Autumn, when Joe Buck appears to remind you that you will die
I have often said after 2008, when another loaded Cubs team failed to win a single playoff game, that I had accepted that I will never see the Cubs win a World Series in my lifetime. But I clearly don't believe that fully, because if I did, I would not have spent this entire season dreading the playoffs which have a very good chance of once again dashing whatever faint hope I pretend not to have. This is not a normal person sports relationship. My relationship to the Cubs is less like sports fandom than fealty to a doomsday cult, whose certainty in the end of everything only reinforces the desire to see it happen.
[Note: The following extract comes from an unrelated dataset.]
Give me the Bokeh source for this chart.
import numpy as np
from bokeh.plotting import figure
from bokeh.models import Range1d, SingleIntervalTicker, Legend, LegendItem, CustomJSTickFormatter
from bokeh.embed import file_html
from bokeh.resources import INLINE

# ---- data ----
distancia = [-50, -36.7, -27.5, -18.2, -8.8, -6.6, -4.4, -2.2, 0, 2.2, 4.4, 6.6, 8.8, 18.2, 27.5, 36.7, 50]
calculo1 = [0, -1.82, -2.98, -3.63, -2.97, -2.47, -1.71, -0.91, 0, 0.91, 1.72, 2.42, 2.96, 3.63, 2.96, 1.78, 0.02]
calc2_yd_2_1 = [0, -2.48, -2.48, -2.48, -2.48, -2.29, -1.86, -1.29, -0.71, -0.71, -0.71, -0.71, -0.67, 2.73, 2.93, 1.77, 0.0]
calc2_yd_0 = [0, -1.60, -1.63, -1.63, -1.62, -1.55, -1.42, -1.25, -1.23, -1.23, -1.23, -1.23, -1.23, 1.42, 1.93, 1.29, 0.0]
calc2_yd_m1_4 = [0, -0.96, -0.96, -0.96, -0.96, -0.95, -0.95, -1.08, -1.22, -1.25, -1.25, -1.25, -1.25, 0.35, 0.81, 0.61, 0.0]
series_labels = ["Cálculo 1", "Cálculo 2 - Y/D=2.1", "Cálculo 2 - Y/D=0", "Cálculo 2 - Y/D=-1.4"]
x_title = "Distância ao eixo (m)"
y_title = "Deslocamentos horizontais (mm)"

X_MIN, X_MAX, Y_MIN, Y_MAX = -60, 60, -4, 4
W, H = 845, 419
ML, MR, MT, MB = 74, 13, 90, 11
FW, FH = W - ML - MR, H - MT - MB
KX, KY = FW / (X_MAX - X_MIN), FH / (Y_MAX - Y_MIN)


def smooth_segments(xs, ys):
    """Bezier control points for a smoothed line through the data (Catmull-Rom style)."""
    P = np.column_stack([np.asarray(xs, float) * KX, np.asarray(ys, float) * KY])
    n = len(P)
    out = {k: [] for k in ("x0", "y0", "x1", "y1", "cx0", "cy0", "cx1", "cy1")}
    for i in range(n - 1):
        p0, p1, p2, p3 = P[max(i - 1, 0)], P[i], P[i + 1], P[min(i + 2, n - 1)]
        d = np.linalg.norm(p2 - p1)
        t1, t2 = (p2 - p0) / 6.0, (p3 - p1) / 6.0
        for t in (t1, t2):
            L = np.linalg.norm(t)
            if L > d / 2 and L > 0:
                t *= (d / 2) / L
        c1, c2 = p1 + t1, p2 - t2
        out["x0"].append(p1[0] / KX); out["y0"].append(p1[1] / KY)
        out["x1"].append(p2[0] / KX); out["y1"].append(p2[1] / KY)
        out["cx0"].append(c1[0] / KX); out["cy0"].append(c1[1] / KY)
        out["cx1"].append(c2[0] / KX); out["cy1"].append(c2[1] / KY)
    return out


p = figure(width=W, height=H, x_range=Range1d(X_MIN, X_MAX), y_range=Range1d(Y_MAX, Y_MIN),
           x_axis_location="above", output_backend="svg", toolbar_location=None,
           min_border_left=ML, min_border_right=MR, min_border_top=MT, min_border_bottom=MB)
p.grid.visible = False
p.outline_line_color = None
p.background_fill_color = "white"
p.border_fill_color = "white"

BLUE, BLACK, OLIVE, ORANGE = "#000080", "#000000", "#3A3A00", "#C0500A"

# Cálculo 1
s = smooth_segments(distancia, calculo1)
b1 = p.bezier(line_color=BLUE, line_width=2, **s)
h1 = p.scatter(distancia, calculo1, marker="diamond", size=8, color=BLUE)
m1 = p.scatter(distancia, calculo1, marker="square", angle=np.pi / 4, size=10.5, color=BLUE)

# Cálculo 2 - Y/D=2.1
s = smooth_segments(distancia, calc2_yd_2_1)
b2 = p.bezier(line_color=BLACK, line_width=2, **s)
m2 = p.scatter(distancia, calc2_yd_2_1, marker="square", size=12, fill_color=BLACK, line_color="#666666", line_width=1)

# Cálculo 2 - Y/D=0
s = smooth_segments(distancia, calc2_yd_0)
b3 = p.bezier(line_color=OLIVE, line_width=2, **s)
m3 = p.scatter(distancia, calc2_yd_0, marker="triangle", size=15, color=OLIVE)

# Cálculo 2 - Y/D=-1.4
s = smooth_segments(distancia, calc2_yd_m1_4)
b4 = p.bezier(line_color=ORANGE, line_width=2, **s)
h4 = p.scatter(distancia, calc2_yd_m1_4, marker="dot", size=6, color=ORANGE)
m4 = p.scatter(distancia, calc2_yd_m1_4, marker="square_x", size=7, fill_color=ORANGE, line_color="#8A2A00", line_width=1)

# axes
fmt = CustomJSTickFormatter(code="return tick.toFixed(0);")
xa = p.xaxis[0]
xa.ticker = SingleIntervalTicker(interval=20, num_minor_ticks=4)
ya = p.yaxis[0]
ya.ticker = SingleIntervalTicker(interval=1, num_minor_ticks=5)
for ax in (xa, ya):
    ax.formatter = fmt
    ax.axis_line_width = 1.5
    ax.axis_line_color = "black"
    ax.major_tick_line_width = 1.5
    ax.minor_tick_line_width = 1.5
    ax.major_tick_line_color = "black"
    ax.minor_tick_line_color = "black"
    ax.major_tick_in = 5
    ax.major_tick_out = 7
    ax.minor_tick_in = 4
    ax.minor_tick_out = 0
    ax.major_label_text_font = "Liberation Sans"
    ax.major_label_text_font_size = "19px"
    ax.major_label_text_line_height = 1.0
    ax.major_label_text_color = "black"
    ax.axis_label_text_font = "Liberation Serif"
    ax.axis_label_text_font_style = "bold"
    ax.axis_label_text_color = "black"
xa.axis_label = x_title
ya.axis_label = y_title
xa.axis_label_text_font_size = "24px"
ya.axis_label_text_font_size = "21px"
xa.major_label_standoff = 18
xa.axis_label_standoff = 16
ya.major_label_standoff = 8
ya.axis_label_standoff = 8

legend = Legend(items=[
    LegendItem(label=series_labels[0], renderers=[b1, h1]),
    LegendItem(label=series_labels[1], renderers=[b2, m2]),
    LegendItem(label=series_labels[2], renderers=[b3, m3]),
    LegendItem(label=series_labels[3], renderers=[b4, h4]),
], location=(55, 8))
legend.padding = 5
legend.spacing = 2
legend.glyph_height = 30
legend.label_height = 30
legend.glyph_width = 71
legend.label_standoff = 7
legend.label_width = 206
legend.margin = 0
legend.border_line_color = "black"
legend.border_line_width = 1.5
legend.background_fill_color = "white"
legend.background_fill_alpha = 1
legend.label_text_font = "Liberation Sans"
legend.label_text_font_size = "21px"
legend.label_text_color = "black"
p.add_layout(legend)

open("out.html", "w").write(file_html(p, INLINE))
Maddon promises that, after the baseball demons come and reveal that playing the right way
actually means that they devour continents and send them to their digestive systems, which
are portals to far-away galaxies, the believers will travel the galaxies in this interstellar vehicle
that only looks like a crappy airbrushed van right now, in these pre-demon times
None of us have any idea whether the Cubs can live up to the expectations they've stoked this season. Not even the irritating numerologists in San Francisco, whose faith in even-numbered years forms a bizarre counter to Cubs fan fatalism, can tell us the outcome. And the outcome is meaningless-- the only real-life difference between a Cubs win and loss this playoff season is probably a few million dollars of Wrigleyville property damage. The Cubs will play baseball whether I ignore them or spend the next several days in a flinch, waiting for whatever Mendoza-line castoff the Giants find on the scrapheap to hit multiple game-winning home runs.
It doesn't matter whether the Cubs win. There is, as far as I know, no theology that promises some sort of afterlife reward for those of us who had talked ourselves into Ryan Theriot or own Rod Beck merchandise. The Cubs' championship drought has nothing to do with mysticism or curses or the incredible bad luck of a shell-shocked headphone guy who got to listen to Pat Hughes and Ron Santo do play-by-play of an insane, bloodthirsty mob that threaten to thrash him over baseball, but with the team's decades of incompetence. The sun rose on October 15, 1908 and it continued to rise after the Cubs' few and spectacular baseball-related fuckups throughout the ensuing century. The season's ending in elation, despair, or relief from victimized baseball fans tired of hearing about the Cubs will quickly fade.
But, if you were to ask me personally, I think it would be cool, if they won.